**GIVEN EXERCISE**
Copy out the whole listing exactly as written, leaving the pictures behind.

Begin

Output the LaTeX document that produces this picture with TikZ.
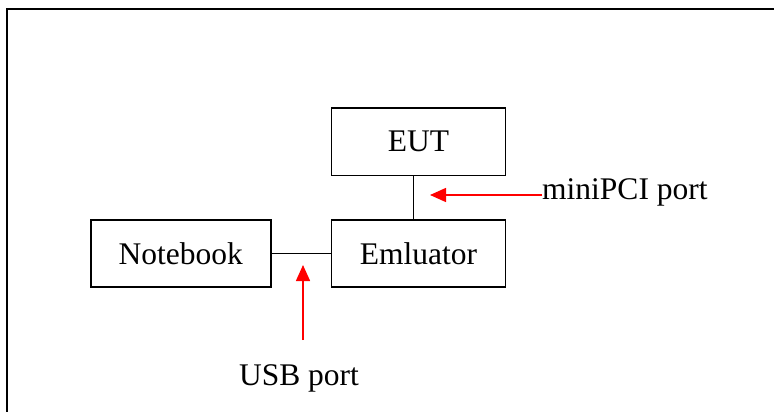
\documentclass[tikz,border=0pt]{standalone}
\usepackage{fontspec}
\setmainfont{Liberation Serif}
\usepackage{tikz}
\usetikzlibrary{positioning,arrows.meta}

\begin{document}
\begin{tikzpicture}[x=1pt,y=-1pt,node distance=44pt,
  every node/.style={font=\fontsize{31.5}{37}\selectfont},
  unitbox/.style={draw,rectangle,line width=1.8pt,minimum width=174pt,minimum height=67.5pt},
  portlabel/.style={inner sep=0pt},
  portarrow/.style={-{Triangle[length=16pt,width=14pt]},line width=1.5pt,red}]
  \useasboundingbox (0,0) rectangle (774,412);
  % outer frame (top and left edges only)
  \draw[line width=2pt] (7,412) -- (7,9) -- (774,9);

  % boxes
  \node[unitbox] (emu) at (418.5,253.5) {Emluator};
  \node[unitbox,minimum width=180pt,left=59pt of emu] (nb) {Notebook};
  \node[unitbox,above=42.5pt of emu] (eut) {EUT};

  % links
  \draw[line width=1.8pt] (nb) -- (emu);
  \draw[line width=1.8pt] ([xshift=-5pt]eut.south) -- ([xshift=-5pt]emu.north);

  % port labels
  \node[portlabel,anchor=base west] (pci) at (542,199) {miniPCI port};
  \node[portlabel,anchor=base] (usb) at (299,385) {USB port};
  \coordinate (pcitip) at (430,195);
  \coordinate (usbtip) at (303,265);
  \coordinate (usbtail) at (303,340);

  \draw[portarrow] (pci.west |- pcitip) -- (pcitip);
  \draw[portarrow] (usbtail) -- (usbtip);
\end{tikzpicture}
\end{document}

End

**SOLUTION**
Output the LaTeX document that produces this picture with TikZ.
\documentclass[tikz,border=0pt]{standalone}
\usepackage{fontspec}
\setmainfont{Liberation Serif}
\usepackage{tikz}
\usetikzlibrary{positioning,arrows.meta}

\begin{document}
\begin{tikzpicture}[x=1pt,y=-1pt,node distance=44pt,
  every node/.style={font=\fontsize{31.5}{37}\selectfont},
  unitbox/.style={draw,rectangle,line width=1.8pt,minimum width=174pt,minimum height=67.5pt},
  portlabel/.style={inner sep=0pt},
  portarrow/.style={-{Triangle[length=16pt,width=14pt]},line width=1.5pt,red}]
  \useasboundingbox (0,0) rectangle (774,412);
  % outer frame (top and left edges only)
  \draw[line width=2pt] (7,412) -- (7,9) -- (774,9);

  % boxes
  \node[unitbox] (emu) at (418.5,253.5) {Emluator};
  \node[unitbox,minimum width=180pt,left=59pt of emu] (nb) {Notebook};
  \node[unitbox,above=42.5pt of emu] (eut) {EUT};

  % links
  \draw[line width=1.8pt] (nb) -- (emu);
  \draw[line width=1.8pt] ([xshift=-5pt]eut.south) -- ([xshift=-5pt]emu.north);

  % port labels
  \node[portlabel,anchor=base west] (pci) at (542,199) {miniPCI port};
  \node[portlabel,anchor=base] (usb) at (299,385) {USB port};
  \coordinate (pcitip) at (430,195);
  \coordinate (usbtip) at (303,265);
  \coordinate (usbtail) at (303,340);

  \draw[portarrow] (pci.west |- pcitip) -- (pcitip);
  \draw[portarrow] (usbtail) -- (usbtip);
\end{tikzpicture}
\end{document}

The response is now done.